Sunday, 25 August 2019

The Westward Connection.

My garden faces west, and tonight I stood in the gloaming looking at the dark blue sky above me grading to a lighter and lighter shade until it changed abruptly to blood-red above the horizon. There was no breath of wind to disturb the warm evening air, and the trees stood like black statues in silhouette as the landscape faded to near-darkness. And then another silhouette appeared: the silent flitting of bats across the darkening sky. Some of them came into my garden and flew so close that I could feel the air displaced by their wing beats.

I’ve never been able to explain why such a view means so much to me. There are prosaic explanations for every element, but they don’t come close to the magic of the whole. No prosaic rationalisation will account for the waking reverie which holds me spellbound in such a scene.

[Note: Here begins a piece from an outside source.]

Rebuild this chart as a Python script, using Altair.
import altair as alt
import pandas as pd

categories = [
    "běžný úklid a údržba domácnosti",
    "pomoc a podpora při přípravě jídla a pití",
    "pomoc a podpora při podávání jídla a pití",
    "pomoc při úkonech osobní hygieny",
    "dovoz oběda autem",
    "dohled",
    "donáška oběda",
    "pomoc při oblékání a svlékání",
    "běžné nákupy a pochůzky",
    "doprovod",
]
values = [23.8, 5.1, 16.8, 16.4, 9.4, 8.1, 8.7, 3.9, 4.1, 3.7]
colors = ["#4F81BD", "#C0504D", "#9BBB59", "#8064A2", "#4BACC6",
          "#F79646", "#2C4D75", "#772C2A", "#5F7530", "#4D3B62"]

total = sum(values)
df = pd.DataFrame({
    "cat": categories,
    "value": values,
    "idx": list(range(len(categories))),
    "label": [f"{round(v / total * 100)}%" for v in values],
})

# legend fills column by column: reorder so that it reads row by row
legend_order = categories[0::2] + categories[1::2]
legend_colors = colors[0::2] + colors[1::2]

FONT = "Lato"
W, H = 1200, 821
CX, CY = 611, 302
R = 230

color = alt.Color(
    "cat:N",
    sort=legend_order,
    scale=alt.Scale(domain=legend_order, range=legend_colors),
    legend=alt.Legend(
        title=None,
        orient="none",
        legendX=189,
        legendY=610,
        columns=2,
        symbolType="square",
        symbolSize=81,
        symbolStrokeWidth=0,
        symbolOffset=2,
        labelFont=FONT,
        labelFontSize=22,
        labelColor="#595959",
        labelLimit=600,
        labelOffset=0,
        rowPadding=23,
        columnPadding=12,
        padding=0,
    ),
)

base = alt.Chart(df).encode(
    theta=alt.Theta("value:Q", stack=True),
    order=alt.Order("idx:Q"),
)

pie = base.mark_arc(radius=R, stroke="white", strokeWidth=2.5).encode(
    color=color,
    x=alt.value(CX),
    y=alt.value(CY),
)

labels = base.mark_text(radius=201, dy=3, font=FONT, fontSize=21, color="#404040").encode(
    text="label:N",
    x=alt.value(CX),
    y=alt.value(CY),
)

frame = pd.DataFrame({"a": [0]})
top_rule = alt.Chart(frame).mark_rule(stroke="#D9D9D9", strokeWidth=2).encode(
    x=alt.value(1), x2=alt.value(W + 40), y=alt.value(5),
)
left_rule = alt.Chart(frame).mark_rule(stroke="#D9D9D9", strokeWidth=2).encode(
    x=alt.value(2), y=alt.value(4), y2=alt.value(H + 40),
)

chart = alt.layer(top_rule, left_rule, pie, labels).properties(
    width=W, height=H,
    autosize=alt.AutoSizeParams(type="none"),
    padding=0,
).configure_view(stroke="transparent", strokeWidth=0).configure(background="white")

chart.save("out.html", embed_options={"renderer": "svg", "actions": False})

And this isn’t a new thing. I remember as a child having a picture book with a story of the Santa Fe Express heading across the prairie at dusk on its way to a far off destination. I felt the magic of it then, and I felt the magic again when I first heard the expression ‘Westward Ho.’

There’s something about facing west at twilight which carries my consciousness to a rarefied level beyond simple reason. Might this be the means by which the mind of the sensitive – be he poet, prince or peasant – is taken to the near end of some mystical bridge, there to stand and look across it into the mist of a different reality?